[Information shown]:
________________
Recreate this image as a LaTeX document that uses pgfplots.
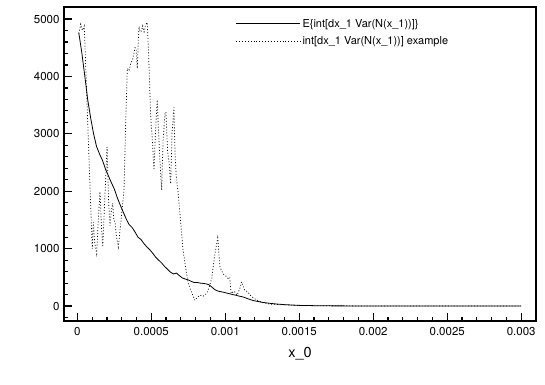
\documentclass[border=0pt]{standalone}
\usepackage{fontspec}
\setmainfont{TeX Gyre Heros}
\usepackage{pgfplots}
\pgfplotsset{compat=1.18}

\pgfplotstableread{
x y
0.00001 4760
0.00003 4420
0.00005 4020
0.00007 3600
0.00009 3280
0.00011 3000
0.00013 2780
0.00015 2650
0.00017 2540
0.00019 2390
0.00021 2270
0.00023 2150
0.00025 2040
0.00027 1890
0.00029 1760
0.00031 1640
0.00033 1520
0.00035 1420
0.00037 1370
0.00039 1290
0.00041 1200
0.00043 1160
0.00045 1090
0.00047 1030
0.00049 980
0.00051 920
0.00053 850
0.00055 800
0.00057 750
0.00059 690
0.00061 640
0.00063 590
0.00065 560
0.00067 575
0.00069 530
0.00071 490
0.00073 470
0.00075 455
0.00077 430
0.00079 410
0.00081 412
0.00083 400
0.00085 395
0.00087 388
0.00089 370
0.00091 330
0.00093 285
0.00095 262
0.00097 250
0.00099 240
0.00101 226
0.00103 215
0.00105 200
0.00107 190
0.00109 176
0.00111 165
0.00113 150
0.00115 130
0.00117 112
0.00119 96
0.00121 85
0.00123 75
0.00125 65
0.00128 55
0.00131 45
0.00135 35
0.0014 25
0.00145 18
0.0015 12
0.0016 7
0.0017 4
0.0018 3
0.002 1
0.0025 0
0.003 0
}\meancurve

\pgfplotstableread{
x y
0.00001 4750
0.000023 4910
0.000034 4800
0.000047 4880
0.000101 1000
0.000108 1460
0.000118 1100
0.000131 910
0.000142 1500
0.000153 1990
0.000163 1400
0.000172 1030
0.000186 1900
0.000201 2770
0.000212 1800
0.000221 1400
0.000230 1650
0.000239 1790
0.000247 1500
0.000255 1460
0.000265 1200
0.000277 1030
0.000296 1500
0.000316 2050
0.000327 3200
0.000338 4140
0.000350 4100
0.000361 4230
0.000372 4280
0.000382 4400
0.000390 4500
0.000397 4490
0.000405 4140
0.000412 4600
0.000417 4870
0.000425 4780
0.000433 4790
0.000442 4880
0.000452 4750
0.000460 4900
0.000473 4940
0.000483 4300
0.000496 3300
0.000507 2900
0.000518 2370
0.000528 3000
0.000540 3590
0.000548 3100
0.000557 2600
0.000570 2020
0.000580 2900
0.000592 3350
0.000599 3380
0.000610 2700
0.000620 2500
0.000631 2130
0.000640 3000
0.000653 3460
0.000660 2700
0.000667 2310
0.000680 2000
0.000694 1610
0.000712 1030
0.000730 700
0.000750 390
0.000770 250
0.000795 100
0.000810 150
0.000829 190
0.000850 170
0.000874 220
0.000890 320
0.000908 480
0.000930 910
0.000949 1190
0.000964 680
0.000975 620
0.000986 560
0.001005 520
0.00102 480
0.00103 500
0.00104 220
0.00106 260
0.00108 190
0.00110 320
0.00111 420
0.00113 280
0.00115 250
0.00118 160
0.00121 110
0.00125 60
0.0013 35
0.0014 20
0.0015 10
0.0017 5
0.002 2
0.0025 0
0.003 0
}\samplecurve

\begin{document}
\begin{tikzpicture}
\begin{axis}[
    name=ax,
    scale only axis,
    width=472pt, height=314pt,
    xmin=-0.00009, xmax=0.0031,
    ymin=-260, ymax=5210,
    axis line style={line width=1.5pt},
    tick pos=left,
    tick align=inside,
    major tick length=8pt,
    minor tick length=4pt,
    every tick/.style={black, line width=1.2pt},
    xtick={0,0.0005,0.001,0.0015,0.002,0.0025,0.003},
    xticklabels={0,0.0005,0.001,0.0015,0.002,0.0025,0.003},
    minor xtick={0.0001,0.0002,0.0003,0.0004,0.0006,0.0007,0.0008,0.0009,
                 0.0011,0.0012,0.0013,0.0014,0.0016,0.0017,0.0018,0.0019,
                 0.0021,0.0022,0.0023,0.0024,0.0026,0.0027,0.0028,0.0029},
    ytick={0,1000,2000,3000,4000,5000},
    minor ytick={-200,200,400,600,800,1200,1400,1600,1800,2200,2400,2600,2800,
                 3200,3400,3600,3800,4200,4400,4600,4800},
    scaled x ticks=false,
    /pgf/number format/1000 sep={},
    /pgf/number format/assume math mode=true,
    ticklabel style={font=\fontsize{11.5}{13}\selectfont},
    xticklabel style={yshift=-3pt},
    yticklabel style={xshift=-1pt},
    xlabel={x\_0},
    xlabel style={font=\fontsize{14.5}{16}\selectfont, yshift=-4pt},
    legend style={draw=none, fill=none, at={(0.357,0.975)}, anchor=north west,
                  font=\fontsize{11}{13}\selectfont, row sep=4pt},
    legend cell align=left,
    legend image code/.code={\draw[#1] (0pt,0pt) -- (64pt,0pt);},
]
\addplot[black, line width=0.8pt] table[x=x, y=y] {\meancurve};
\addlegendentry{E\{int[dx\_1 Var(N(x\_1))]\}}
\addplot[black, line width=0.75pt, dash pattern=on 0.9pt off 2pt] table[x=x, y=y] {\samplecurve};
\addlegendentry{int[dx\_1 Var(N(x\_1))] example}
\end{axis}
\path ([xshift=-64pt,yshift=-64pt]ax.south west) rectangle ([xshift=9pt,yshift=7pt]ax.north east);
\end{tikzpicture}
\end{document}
________________
[Stated problem]:
Copy out every line from the data above that has "image" in it.

[Final result]:
Recreate this image as a LaTeX document that uses pgfplots.
    legend image code/.code={\draw[#1] (0pt,0pt) -- (64pt,0pt);},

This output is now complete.